PROBLEM » Reproduce from the records below, with no pictures, exactly the lines between the one containing "Emit a web page" and the one containing "const depthAl = [98,100];", inclusive.

SUPPLIED RECORDS »
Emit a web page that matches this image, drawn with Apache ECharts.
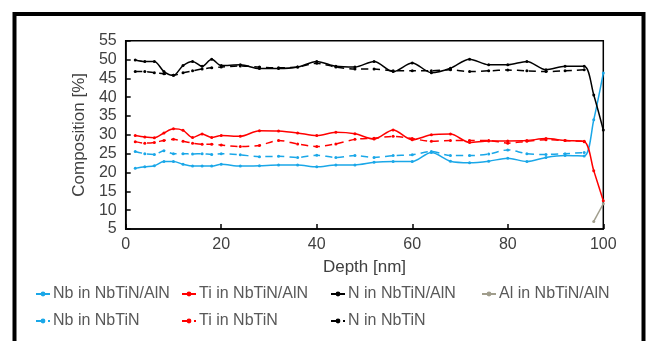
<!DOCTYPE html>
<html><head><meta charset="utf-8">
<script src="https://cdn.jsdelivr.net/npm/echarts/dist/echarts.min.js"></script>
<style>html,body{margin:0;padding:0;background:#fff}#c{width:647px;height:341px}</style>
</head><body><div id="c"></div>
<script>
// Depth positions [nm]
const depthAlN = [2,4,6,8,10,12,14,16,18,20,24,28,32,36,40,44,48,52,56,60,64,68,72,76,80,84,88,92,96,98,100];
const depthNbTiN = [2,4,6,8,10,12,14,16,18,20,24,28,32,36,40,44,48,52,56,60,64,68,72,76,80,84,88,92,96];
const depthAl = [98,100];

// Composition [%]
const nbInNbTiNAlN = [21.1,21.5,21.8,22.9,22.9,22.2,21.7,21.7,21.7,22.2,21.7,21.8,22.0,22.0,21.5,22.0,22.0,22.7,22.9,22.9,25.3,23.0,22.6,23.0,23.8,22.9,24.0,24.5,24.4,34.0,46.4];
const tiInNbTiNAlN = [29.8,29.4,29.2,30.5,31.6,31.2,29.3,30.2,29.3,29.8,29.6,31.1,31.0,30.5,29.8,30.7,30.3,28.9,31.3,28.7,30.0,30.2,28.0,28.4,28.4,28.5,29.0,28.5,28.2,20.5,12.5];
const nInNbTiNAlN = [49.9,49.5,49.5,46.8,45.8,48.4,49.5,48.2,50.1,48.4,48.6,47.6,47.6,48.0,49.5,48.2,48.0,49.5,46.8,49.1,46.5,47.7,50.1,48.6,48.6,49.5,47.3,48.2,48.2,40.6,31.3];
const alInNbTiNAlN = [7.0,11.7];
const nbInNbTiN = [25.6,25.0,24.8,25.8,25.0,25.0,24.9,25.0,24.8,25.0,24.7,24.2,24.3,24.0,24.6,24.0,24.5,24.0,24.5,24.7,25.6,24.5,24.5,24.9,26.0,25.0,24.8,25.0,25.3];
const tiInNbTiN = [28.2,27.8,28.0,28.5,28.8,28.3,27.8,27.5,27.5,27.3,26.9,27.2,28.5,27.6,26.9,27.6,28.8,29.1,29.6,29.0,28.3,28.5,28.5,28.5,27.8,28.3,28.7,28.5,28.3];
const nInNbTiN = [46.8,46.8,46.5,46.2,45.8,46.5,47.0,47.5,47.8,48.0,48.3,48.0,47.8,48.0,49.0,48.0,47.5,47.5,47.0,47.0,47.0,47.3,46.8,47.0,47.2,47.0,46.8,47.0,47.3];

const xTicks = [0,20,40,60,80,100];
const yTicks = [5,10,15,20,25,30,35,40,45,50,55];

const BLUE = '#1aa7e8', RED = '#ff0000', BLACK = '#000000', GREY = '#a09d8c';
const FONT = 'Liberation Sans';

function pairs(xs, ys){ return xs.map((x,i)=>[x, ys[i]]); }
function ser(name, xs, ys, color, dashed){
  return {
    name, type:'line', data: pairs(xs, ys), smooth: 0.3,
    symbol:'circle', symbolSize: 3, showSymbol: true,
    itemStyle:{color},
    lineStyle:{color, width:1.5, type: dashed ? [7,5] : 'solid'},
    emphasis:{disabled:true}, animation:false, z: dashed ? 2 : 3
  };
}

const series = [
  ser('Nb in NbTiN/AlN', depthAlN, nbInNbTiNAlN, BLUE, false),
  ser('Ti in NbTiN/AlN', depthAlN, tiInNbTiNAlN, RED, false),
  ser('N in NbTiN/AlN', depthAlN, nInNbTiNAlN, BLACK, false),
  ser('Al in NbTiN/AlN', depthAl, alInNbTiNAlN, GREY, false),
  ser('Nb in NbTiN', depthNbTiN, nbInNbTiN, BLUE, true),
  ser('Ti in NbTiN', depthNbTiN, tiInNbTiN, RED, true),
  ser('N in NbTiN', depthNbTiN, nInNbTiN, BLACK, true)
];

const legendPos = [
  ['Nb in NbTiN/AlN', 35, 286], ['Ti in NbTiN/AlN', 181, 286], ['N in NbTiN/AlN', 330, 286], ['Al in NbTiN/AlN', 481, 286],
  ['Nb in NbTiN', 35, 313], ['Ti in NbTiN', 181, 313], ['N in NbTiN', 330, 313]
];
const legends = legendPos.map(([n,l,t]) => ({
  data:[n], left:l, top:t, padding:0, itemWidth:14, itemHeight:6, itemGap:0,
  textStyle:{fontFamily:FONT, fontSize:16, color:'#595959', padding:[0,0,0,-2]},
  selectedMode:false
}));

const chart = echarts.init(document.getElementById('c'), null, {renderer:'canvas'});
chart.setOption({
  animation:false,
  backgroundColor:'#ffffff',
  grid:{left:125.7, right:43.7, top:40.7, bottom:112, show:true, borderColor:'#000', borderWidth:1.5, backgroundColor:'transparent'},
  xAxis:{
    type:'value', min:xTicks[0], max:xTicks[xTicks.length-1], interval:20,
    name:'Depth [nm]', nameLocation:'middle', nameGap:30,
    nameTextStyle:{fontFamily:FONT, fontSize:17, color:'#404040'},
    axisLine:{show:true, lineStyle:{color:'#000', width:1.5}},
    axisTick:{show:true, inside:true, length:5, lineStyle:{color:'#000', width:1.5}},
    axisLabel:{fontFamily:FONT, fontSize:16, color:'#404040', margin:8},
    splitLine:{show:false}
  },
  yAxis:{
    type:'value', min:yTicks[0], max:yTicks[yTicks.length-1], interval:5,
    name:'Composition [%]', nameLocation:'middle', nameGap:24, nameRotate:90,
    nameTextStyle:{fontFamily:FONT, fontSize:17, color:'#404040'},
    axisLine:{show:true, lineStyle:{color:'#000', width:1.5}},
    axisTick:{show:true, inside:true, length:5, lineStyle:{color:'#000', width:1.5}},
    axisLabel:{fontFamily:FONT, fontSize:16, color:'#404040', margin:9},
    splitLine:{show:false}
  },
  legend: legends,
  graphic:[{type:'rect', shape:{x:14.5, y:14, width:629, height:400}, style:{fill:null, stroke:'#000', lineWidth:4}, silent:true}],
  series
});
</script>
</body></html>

---

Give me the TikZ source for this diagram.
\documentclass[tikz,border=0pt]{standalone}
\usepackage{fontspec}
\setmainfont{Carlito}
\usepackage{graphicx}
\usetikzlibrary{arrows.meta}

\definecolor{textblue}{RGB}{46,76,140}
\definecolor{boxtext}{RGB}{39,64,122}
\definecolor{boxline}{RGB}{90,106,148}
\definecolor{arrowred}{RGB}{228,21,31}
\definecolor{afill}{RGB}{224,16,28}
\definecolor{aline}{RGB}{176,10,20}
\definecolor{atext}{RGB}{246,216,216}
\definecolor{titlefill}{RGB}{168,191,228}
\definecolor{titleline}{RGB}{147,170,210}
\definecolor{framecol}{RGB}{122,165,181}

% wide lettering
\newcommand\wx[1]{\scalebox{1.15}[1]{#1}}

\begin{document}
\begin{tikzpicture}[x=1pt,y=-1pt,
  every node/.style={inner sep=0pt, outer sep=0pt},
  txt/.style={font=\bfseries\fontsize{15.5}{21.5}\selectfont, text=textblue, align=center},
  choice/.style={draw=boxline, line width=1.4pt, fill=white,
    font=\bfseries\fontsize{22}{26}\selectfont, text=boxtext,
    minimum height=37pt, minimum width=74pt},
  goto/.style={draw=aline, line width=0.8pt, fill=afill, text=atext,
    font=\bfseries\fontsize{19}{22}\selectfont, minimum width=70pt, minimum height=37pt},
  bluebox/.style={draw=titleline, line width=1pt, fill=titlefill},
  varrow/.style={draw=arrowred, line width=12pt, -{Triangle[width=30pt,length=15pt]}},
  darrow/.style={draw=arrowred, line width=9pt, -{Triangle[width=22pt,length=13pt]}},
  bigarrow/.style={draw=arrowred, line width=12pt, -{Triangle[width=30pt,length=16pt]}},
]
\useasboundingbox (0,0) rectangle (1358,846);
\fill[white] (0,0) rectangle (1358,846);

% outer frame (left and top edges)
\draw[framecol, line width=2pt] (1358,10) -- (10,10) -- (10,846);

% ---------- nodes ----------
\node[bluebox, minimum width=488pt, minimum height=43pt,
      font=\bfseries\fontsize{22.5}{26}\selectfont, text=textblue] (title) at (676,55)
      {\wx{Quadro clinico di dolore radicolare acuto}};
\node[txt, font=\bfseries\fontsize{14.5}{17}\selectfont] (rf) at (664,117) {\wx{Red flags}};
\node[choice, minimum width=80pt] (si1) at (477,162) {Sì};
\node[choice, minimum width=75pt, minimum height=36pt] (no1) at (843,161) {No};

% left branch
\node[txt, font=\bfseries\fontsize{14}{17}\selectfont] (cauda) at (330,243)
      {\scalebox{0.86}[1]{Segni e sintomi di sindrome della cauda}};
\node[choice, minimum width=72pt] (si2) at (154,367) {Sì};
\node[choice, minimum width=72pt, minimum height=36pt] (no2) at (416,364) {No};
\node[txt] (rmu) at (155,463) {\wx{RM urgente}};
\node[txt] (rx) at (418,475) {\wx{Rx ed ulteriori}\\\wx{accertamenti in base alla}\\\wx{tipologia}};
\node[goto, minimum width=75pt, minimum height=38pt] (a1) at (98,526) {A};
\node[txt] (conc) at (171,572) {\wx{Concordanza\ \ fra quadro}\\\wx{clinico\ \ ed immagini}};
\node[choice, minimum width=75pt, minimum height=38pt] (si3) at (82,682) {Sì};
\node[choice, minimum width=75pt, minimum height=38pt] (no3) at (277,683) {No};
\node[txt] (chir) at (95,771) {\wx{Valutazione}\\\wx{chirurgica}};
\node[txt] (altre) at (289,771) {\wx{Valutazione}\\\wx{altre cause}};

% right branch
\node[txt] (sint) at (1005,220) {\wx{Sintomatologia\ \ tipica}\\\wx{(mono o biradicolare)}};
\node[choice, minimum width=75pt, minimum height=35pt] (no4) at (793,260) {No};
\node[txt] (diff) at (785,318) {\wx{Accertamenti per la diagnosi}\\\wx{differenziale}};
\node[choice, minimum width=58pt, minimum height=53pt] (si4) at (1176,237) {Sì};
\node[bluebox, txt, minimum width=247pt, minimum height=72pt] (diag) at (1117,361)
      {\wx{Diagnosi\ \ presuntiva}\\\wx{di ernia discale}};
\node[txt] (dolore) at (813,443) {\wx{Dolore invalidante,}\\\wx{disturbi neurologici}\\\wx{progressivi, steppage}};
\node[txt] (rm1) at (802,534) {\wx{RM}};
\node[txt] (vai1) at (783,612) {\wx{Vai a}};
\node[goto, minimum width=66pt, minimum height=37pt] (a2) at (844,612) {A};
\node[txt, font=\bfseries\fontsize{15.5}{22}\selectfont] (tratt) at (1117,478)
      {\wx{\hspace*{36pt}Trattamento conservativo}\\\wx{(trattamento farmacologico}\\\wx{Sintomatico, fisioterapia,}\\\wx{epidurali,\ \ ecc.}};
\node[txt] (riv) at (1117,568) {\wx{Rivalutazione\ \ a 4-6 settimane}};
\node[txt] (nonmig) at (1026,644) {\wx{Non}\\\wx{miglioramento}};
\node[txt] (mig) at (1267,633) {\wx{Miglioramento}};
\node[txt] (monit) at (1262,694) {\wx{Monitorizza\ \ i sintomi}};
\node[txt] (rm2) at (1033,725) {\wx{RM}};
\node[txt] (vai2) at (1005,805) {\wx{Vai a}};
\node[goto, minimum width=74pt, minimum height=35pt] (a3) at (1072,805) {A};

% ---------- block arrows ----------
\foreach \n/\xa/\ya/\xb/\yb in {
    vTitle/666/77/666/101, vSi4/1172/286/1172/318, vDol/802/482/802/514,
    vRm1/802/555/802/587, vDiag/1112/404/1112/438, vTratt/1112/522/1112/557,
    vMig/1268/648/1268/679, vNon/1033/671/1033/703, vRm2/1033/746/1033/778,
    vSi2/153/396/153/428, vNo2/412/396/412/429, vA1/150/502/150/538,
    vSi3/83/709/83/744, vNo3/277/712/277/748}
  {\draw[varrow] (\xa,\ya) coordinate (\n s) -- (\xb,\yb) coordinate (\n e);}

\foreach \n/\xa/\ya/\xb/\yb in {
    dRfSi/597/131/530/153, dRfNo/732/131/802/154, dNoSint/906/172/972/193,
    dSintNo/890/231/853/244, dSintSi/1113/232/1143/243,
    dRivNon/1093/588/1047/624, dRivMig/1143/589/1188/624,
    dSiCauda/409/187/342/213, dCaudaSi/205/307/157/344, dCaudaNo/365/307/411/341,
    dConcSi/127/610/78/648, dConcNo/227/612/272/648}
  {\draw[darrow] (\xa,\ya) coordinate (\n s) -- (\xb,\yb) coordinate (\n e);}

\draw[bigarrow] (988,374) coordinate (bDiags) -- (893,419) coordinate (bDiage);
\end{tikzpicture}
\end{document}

RESPONSE »
Emit a web page that matches this image, drawn with Apache ECharts.
<!DOCTYPE html>
<html><head><meta charset="utf-8">
<script src="https://cdn.jsdelivr.net/npm/echarts/dist/echarts.min.js"></script>
<style>html,body{margin:0;padding:0;background:#fff}#c{width:647px;height:341px}</style>
</head><body><div id="c"></div>
<script>
// Depth positions [nm]
const depthAlN = [2,4,6,8,10,12,14,16,18,20,24,28,32,36,40,44,48,52,56,60,64,68,72,76,80,84,88,92,96,98,100];
const depthNbTiN = [2,4,6,8,10,12,14,16,18,20,24,28,32,36,40,44,48,52,56,60,64,68,72,76,80,84,88,92,96];
const depthAl = [98,100];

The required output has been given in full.